Friday, June 19th, 2009

After years of rapid growth in its consumer base, the fantasy sports industry saw things plateau a bit in the past year, according to two sets of research presented by Ipsos’ Aaron Amic and Dr. Kim Beason at the FSTA conference this week.

Over the previous five years, fantasy consumers were increasing at an average rate of about 23 percent. In the past year, though, Ipsos found that about the same number of people reported playing fantasy sports in the United States and Canada as had in the year prior.

It stands to reason that the big growth stats from the early 2000s wouldn’t continue forever, but why did the upward trend go flat at this point?

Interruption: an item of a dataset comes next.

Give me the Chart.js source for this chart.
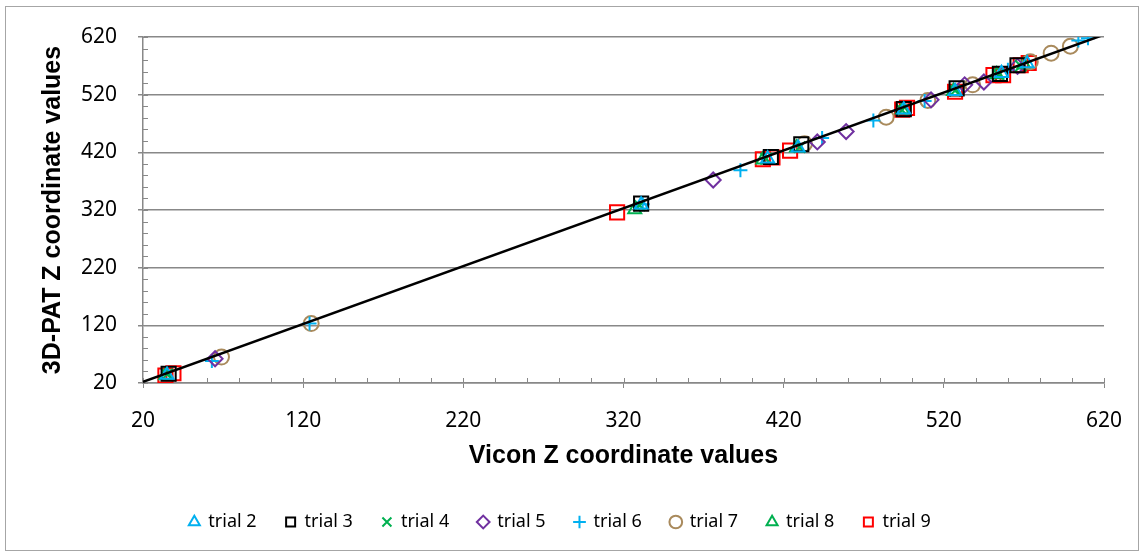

Is it money? No. Even in the toughest economic times that many of us have every seen, most of the respondents to the Ipsos suvery who had never played fantasy or quit said their decision was based on a mere lack of interest. On top of that, it’s always been true that many more fantasy players go for free leagues than pay games.

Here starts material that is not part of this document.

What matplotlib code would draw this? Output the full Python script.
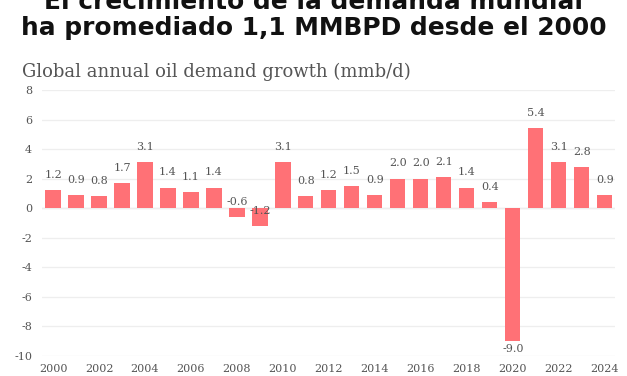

Is the audience maturing without bringing in new young people? It doesn’t seem that way. According to Ipsos, the 12-17 and 18-34 age ranges presented the largest saturation of fantasy players (i.e., a larger percentage within each of those groups played fantasy in the past year than the numbers for other ranges sampled).

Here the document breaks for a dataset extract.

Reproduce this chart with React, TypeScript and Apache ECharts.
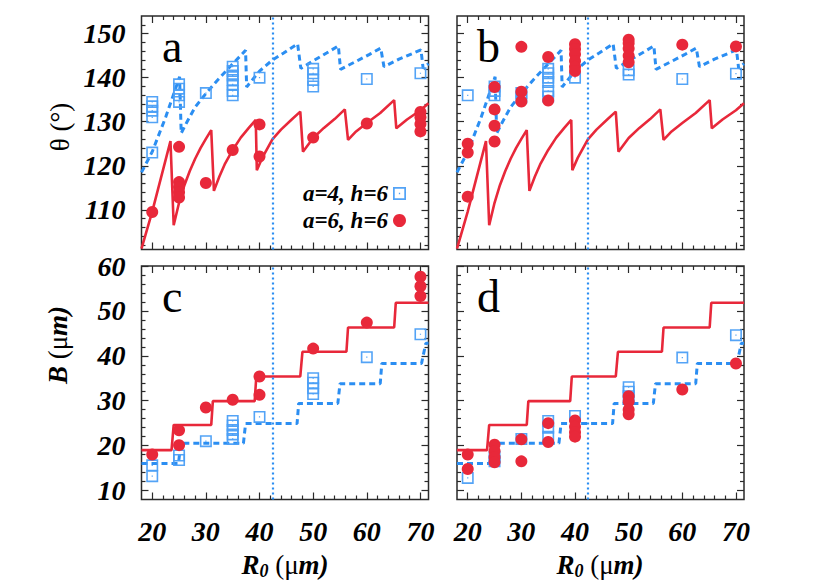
import React, { useEffect, useRef } from 'react';
import * as echarts from 'echarts';

// ---------- tick values ----------
const X_MAJOR = [20, 30, 40, 50, 60, 70];
const X_MINOR = [22, 24, 26, 28, 32, 34, 36, 38, 42, 44, 46, 48, 52, 54, 56, 58, 62, 64, 66, 68];
const THETA_MAJOR = [110, 120, 130, 140, 150];
const THETA_MINOR = [102, 104, 106, 108, 112, 114, 116, 118, 122, 124, 126, 128, 132, 134, 136, 138, 142, 144, 146, 148, 152];
const B_MAJOR = [10, 20, 30, 40, 50, 60];
const B_MINOR = [12, 14, 16, 18, 22, 24, 26, 28, 32, 34, 36, 38, 42, 44, 46, 48, 52, 54, 56, 58];

const VLINE_X = 42.4;

// ---------- model curves ----------
const thetaModelA6 = [
  [18, 101.2], [20, 109.6], [23.4, 125.6],
  [24, 106.5], [25, 111.6], [26, 115.6], [27, 118.8], [28, 121.6], [29, 124], [30, 126.1], [31, 128.1],
  [31.5, 114.3], [32.5, 117.5], [33.5, 120.3], [35, 123.6], [36.5, 126.4], [38, 128.6], [39.3, 130.4],
  [39.5, 119], [40.5, 121.8], [42.4, 126], [44, 128.2], [46, 130.5], [47.6, 132.3],
  [48.1, 123.2], [50, 126.3], [52, 128.6], [54, 130.6], [55.9, 132.8],
  [56.5, 125.9], [58, 127.8], [60, 129.7], [62.5, 132], [65.1, 134.9],
  [65.5, 128.5], [67.5, 130.5], [70, 132.6], [71.5, 134.2],
];
const thetaModelA4 = [
  [18, 118.5], [20, 123.2], [22.5, 131], [25.1, 140.2],
  [25.4, 127.4], [26.5, 130], [28, 133.3], [30, 136.4], [32, 139.2], [34.5, 142.5], [37.4, 146.2],
  [37.6, 137.9], [40, 141.5], [42.4, 144], [44.5, 145.6], [47.1, 147.7],
  [47.7, 142.1], [50, 143.8], [52.5, 145.6], [54.7, 147.2],
  [55.1, 141.9], [58, 143.7], [60.5, 145.3], [62.6, 146.7],
  [63.2, 142.5], [66, 144.2], [70.1, 146.3],
  [70.5, 142.1], [71.5, 143.2],
];
const bModelA6 = [
  [18, 19.0], [23.6, 19.0], [24.0, 24.6], [31.0, 24.6], [31.3, 29.9], [39.1, 29.9], [39.4, 35.4],
  [47.6, 35.4], [48.0, 40.9], [56.2, 40.9], [56.5, 46.3], [65.1, 46.3], [65.4, 51.8], [71.5, 51.8],
];
const bModelA4 = [
  [18, 16.0], [24.9, 16.0], [25.3, 20.5], [37.0, 20.5], [37.4, 24.9], [47.0, 24.9], [47.3, 29.4],
  [54.6, 29.4], [55.0, 33.8], [62.5, 33.8], [62.8, 38.3], [70.2, 38.3], [71.0, 42.8], [71.5, 42.8],
];

// ---------- experimental points ----------
const thetaA4a = [
  [20, 134.5], [20, 133.5], [20, 132.5], [20, 131], [20, 123],
  [25, 138.5], [25, 137.5], [25, 136], [25, 134.5],
  [30, 136.5],
  [35, 142.5], [35, 141.5], [35, 140.5], [35, 139.5], [35, 138.5], [35, 137], [35, 136],
  [40, 140],
  [50, 142], [50, 141], [50, 139.5], [50, 138],
  [60, 139.7], [70, 141],
];
const thetaA6a = [
  [20, 109.5], [25, 124.3], [25, 116.3], [25, 115.2], [25, 114], [25, 112.8], [30, 116.1], [35, 123.6],
  [40, 129.4], [40, 122.1], [50, 126.4], [60, 129.6], [70, 132.2], [70, 131], [70, 129.5], [70, 127.8],
];
const thetaA4b = [
  [20, 136], [25, 138], [25, 137], [25, 136], [30, 136.5], [30, 135.5],
  [35, 142], [35, 141], [35, 140], [35, 139], [35, 137], [35, 135.7], [40, 140],
  [50, 141.7], [50, 140.7], [60, 139.7], [70, 140.9],
];
const thetaA6b = [
  [20, 125], [20, 123], [20, 113], [25, 137.9], [25, 132.8], [25, 129.1], [25, 125.5],
  [30, 147], [30, 136.8], [30, 134.6], [35, 144.7], [35, 134.8],
  [40, 147.6], [40, 146.5], [40, 145.3], [40, 143.8], [40, 142.5], [40, 141.5],
  [50, 148.6], [50, 147.8], [50, 146.6], [50, 145], [50, 143.5], [60, 147.5], [70, 147.1],
];
const bA4c = [
  [20, 15.6], [20, 13.2], [25, 17.8], [25, 16.8], [30, 21], [35, 25.5], [35, 24.5], [35, 23.5], [35, 22.5],
  [35, 21.5], [40, 26.4], [50, 35], [50, 34], [50, 32.8], [50, 31.5], [60, 39.7], [70, 44.8],
];
const bA6c = [
  [20, 18], [25, 23.4], [25, 20.1], [30, 28.5], [35, 30.2], [40, 35.4], [40, 31.3], [50, 41.6], [60, 47.4],
  [70, 57.6], [70, 55.5], [70, 53.3],
];
const bA4d = [
  [20, 12.8], [25, 17.5], [25, 16.5], [30, 21.5], [35, 25.5], [35, 24], [35, 22], [40, 26.6],
  [50, 33], [50, 32], [50, 31], [60, 39.6], [70, 44.6],
];
const bA6d = [
  [20, 18], [20, 14.8], [25, 20.2], [25, 18.8], [25, 17.4], [25, 16.3], [30, 21.4], [30, 16.5],
  [35, 25], [35, 20.8], [40, 25.6], [40, 24.2], [40, 23], [40, 22],
  [50, 31], [50, 29.8], [50, 28], [50, 27], [60, 32.5], [70, 38.3],
];

const NAME_A4 = 'a=4, h=6';
const NAME_A6 = 'a=6, h=6';

const SERIF = '"Liberation Serif", "Times New Roman", Times, serif';
const RED = '#e8283a';
const BLUE = '#2b8ef2';
const SQ_BLUE = '#4a9ef5';
const FRAME = '#2a2a2a';
const SQUARE_SYMBOL = 'path://M0 0H12V12H0Z M1.6 1.6V10.4H10.4V1.6Z M5.4 5.4H6.6V6.6H5.4Z';

const GRIDS = [
  { left: 141.5, top: 16, width: 287, height: 233.5 },
  { left: 457, top: 16, width: 287, height: 233.5 },
  { left: 141.5, top: 266, width: 287, height: 233.5 },
  { left: 457, top: 266, width: 287, height: 233.5 },
];

function axesFor(grid: number, dim: 'x' | 'y', min: number, max: number, major: number[], minor: number[], showLabels: boolean) {
  const sides = dim === 'x' ? ['bottom', 'top'] : ['left', 'right'];
  const common = {
    type: 'value', gridIndex: grid, min, max,
    splitLine: { show: false }, axisLine: { show: false },
  };
  const tick = (vals: number[], len: number) => ({
    show: true, inside: true, length: len, customValues: vals,
    lineStyle: { color: FRAME, width: 1.2 },
  });
  const label = {
    show: showLabels, customValues: major,
    margin: dim === 'x' ? 18 : 16,
    fontFamily: SERIF, fontSize: 28, fontStyle: 'italic', fontWeight: 'bold', color: '#000',
  };
  return [
    { ...common, position: sides[0], axisTick: tick(major, 7), axisLabel: label },
    { ...common, position: sides[1], axisTick: tick(major, 7), axisLabel: { show: false } },
    { ...common, position: sides[0], axisTick: tick(minor, 4), axisLabel: { show: false } },
    { ...common, position: sides[1], axisTick: tick(minor, 4), axisLabel: { show: false } },
  ];
}

function panelSeries(grid: number, modelA6: number[][], modelA4: number[][], expA4: number[][], expA6: number[][]) {
  const idx = { xAxisIndex: grid * 4, yAxisIndex: grid * 4 };
  return [
    {
      type: 'line', name: 'model a=6', ...idx, data: modelA6, showSymbol: false, symbol: 'none',
      lineStyle: { color: RED, width: 2.6 }, z: 2,
      markLine: {
        silent: true, symbol: 'none', label: { show: false },
        lineStyle: { color: BLUE, width: 2.2, type: [2, 3] },
        data: [{ xAxis: VLINE_X }],
      },
    },
    {
      type: 'line', name: 'model a=4', ...idx, data: modelA4, showSymbol: false, symbol: 'none',
      lineStyle: { color: BLUE, width: 3, type: [6, 4] }, z: 2,
    },
    {
      type: 'scatter', name: NAME_A4, ...idx, data: expA4, symbol: SQUARE_SYMBOL, symbolSize: 12,
      itemStyle: { color: SQ_BLUE, opacity: 0.95 }, z: 3,
    },
    {
      type: 'scatter', name: NAME_A6, ...idx, data: expA6, symbol: 'circle', symbolSize: 12,
      itemStyle: { color: RED, opacity: 1 }, z: 4,
    },
  ];
}

export default function App() {
  const ref = useRef<HTMLDivElement>(null);
  useEffect(() => {
    if (!ref.current) return;
    const chart = echarts.init(ref.current, null, { renderer: 'svg' });
    const letter = (t: string, x: number, y: number) => ({
      type: 'text', x, y,
      style: { text: t, fontFamily: SERIF, fontSize: 46, fill: '#000', align: 'left', verticalAlign: 'middle' },
      z: 10,
    });
    const r0Title = (x: number) => ({
      type: 'text', x, y: 565,
      style: {
        text: '{r|R}{s|0}{p| (μ}{m|m)}',
        align: 'center', verticalAlign: 'middle',
        rich: {
          r: { fontFamily: SERIF, fontSize: 27, fontStyle: 'italic', fontWeight: 'bold', fill: '#000' },
          s: { fontFamily: SERIF, fontSize: 18, fontStyle: 'italic', fontWeight: 'bold', fill: '#000', verticalAlign: 'bottom', lineHeight: 30 },
          p: { fontFamily: SERIF, fontSize: 27, fill: '#000' },
          m: { fontFamily: SERIF, fontSize: 27, fontStyle: 'italic', fontWeight: 'bold', fill: '#000' },
        },
      },
    });
    const option: any = {
      animation: false,
      backgroundColor: '#fff',
      grid: GRIDS.map((g) => ({ ...g, show: true, borderColor: FRAME, borderWidth: 1.5, outerBoundsMode: 'none', containLabel: false })),
      xAxis: [
        ...axesFor(0, 'x', 18, 71.5, X_MAJOR, X_MINOR, false),
        ...axesFor(1, 'x', 18, 71.5, X_MAJOR, X_MINOR, false),
        ...axesFor(2, 'x', 18, 71.5, X_MAJOR, X_MINOR, true),
        ...axesFor(3, 'x', 18, 71.5, X_MAJOR, X_MINOR, true),
      ],
      yAxis: [
        ...axesFor(0, 'y', 101, 154, THETA_MAJOR, THETA_MINOR, true),
        ...axesFor(1, 'y', 101, 154, THETA_MAJOR, THETA_MINOR, false),
        ...axesFor(2, 'y', 8, 60, B_MAJOR, B_MINOR, true),
        ...axesFor(3, 'y', 8, 60, B_MAJOR, B_MINOR, false),
      ],
      legend: {
        left: 298, top: 177, orient: 'vertical', align: 'right', itemGap: 4,
        itemWidth: 13, itemHeight: 13, selectedMode: false,
        data: [NAME_A4, NAME_A6],
        textStyle: { fontFamily: SERIF, fontSize: 23, fontStyle: 'italic', fontWeight: 'bold', color: '#000' },
      },
      series: [
        ...panelSeries(0, thetaModelA6, thetaModelA4, thetaA4a, thetaA6a),
        ...panelSeries(1, thetaModelA6, thetaModelA4, thetaA4b, thetaA6b),
        ...panelSeries(2, bModelA6, bModelA4, bA4c, bA6c),
        ...panelSeries(3, bModelA6, bModelA4, bA4d, bA6d),
      ],
      graphic: [
        letter('a', 162, 46),
        letter('b', 477, 46),
        letter('c', 162, 296),
        letter('d', 477, 296),
        {
          type: 'text', x: 60, y: 127, rotation: Math.PI / 2,
          style: { text: 'θ (°)', fontFamily: SERIF, fontSize: 27, fill: '#000', align: 'center', verticalAlign: 'middle' },
        },
        {
          type: 'text', x: 58, y: 345, rotation: Math.PI / 2,
          style: {
            text: '{b|B}{p| (μ}{m|m)}', align: 'center', verticalAlign: 'middle',
            rich: {
              b: { fontFamily: SERIF, fontSize: 27, fontStyle: 'italic', fontWeight: 'bold', fill: '#000' },
              p: { fontFamily: SERIF, fontSize: 27, fill: '#000' },
              m: { fontFamily: SERIF, fontSize: 27, fontStyle: 'italic', fontWeight: 'bold', fill: '#000' },
            },
          },
        },
        r0Title(285),
        r0Title(600),
      ],
    };
    chart.setOption(option);
    return () => chart.dispose();
  }, []);
  return <div ref={ref} style={{ position: 'fixed', left: 0, top: 0, width: 830, height: 581 }} />;
}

Is it a matter of us all hitting a period that just required folks to turn their attention elsewhere? Maybe. The time commitment was another reason cited by those who gave up or avoided fantasy. Even if tightening budgets didn’t keep them away, perhaps sheer concern for their jobs and bank accounts led more people to decide they couldn’t afford to join a league.

Was it just a strange year? Perhaps. One year hardly constitutes a trend, and things could look significantly different in 2010.

Over the coming days and weeks, FSB.com will check in with folks around the industry to see what they think of the growth plateau and whether fantasy companies need to change anything to counter it. We’ll also get more into the material presented in this year’s editions of the annual Fantasy Sports Trade Association studies.